Shannon @ Yup, it's Vegan says
Hi Tess,
They are essentially a substitute for breadcrumbs, so you could use that instead. Other options would be quick oats or even a little bit of flour. Anything absorbent that you can add. It helps absorb some excess moisture and binding the loaf together a little bit
Barb says
Is this a recipe you can prepare the day before and it will still taste good? Can it be prepared a day in advanced then cooked on the say?
Shannon @ Yup, it's Vegan says
Hi Barb, the leftovers of this recipe keep well. I haven’t tried pre-mixing it before baking. It’s possible the veggies could release more liquid and make it a bit mushy, but I reckon it’d work out alright.
Rebecca Abu-Sanu says
I made 4 batches this week and stored in the fridge in one giant bowl a day before I needed to cook them. After cooking, other than being a little softer in texture than the last time I made them (from what Ivrecall) they were totally fine and scrumptious. I will probably bake them an extra 5 or ten minutes next time I do this to compensate for them being cold out of the fridge, but I didn’t see any liquids released when I was scooping them into the individual loaf pans.
Kira says
Do I really need the nutritional yeast? What’s its function? Or is it for the vitamins?
Shannon @ Yup, it's Vegan says
Hi Kira, the nutritional yeast is for flavor (it’s a great source of umami) and it does help with binding a little bit. if you are unable to use it, add a tablespoon of flour and some extra of the other seasonings
Connie Manuel says
Sounds great but Li don’t like Celery. Can I substitute something else or just leave it out?

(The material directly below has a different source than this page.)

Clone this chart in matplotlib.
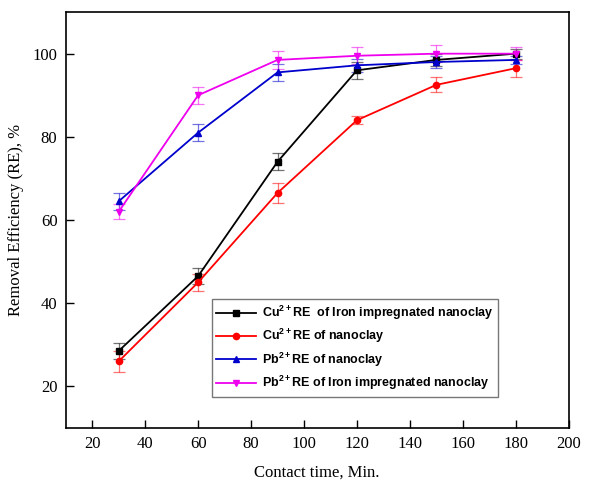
import matplotlib
matplotlib.use("Agg")
import matplotlib.pyplot as plt
from matplotlib.lines import Line2D

plt.rcParams["mathtext.fontset"] = "custom"
plt.rcParams["mathtext.rm"] = "Liberation Sans:bold"
plt.rcParams["mathtext.bf"] = "Liberation Sans:bold"
plt.rcParams["mathtext.it"] = "Liberation Sans:bold"

time = [30, 60, 90, 120, 150, 180]
cu_iron = [28.5, 46.5, 74.0, 96.0, 98.5, 100.0]
cu_iron_err = [2.0, 2.0, 2.0, 2.0, 1.5, 1.2]
cu_nano = [26.0, 45.0, 66.5, 84.0, 92.5, 96.5]
cu_nano_err = [2.5, 2.0, 2.5, 1.0, 1.8, 2.0]
pb_nano = [64.5, 81.0, 95.5, 97.2, 98.0, 98.5]
pb_nano_err = [2.0, 2.0, 2.0, 1.5, 1.5, 1.0]
pb_iron = [62.0, 90.0, 98.5, 99.5, 100.0, 100.0]
pb_iron_err = [1.8, 2.0, 2.2, 2.0, 2.0, 1.5]

labels = [r"Cu$^{\mathrm{2+}}$RE  of Iron impregnated nanoclay",
          r"Cu$^{\mathrm{2+}}$RE of nanoclay",
          r"Pb$^{\mathrm{2+}}$RE of nanoclay",
          r"Pb$^{\mathrm{2+}}$RE of Iron impregnated nanoclay"]
xticks = [20, 40, 60, 80, 100, 120, 140, 160, 180, 200]
yticks = [20, 40, 60, 80, 100]

fig = plt.figure(figsize=(5.98, 4.84), dpi=100)
ax = fig.add_axes([0.110, 0.116, 0.841, 0.859])

series = [
    (cu_iron, cu_iron_err, "black", "s"),
    (cu_nano, cu_nano_err, "red", "o"),
    (pb_nano, pb_nano_err, "#0000cc", "^"),
    (pb_iron, pb_iron_err, "#ee00ee", "v"),
]
handles = []
for (y, e, c, m), lab in zip(series, labels):
    eb = ax.errorbar(time, y, yerr=e, color=c, marker=m, markersize=4.5,
                     linewidth=1.3, ecolor=c, elinewidth=0.9, capsize=4,
                     capthick=0.9)
    for art in eb[1] + eb[2]:
        art.set_alpha(0.55)
    handles.append(Line2D([], [], color=c, marker=m, markersize=4.5,
                          linewidth=1.3, label=lab))

ax.set_xlim(10, 200)
ax.set_ylim(10, 110)
ax.set_xticks(xticks)
ax.set_yticks(yticks)
ax.tick_params(direction="in", length=6, width=1, top=False, right=False,
               labelsize=12, pad=6)
for lab in ax.get_xticklabels() + ax.get_yticklabels():
    lab.set_fontfamily("Liberation Serif")
for s in ax.spines.values():
    s.set_linewidth(1.2)

ax.set_xlabel("Contact time, Min.", fontsize=12, family="Liberation Serif", labelpad=9)
ax.set_ylabel("Removal Efficiency (RE), %", fontsize=12, family="Liberation Serif", labelpad=6)

leg = ax.legend(handles=handles, loc="lower left", bbox_to_anchor=(0.29, 0.075),
                borderaxespad=0,
                prop={"family": "Liberation Sans", "weight": "bold", "size": 9},
                frameon=True, fancybox=False, edgecolor="#555555",
                handlelength=3.2, labelspacing=0.42, borderpad=0.35, handletextpad=0.5)
leg.get_frame().set_linewidth(1.0)

fig.savefig("out.png", dpi=100)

Shannon @ Yup, it's Vegan says
Hi Connie, yes it should be fine to just leave out the celery and use a little bit more onion and carrot if you’d like.
connie manuel says
I made it without the celery and it was a big hit….as were the garlic mashed potatoes and the gravy – no one noticed the beans, as you had indicated. Will definitely make more of your recipes.
Thank you.
Jessica Perez says
Wow! What aa great recipe. I followed the directions exactly and it’s perfect. Like “real” meatloaf ( which I won’t miss). My husband loved it too. He made a point to tell me I REALLY do like it, I’m not just saying that. Thank you , this one is a keeper.
Larry says
I’ve made this 4 times now, counting the two I made for my daughter’s dinner party tonight. So good!
I do question the 220 grams for a cup of walnuts. I am thinking is about 120 grams.
I filled a 1 cup measuring cup and then added some more to account for the air space, due to the shape of the walnuts. I weighed it and came to 125 grams.
Thanks again for a wonderful recipe!
Shannon @ Yup, it's Vegan says
Yep, that’s a typo! Thank you for catching it! So glad you love the recipe.
Larry Harmon says
This is wonderful! We loved it! I had tried another recipe in 2017 and it did not set, so I tried this one. So good! I love the glaze on top! Since becoming vegetarian a few years ago, I confess that I did miss meatloaf, and had been looking for a vegan alternative. This is it!
Thanks!
Karen says
Very rich, savory and delicious! A small slice was perfect as part of an overstuffed vegan Thanksgiving plate next to green bean casserole, mashed potatoes, sauteed mushrooms, roasted sweet potatoes, and cranberry sauce.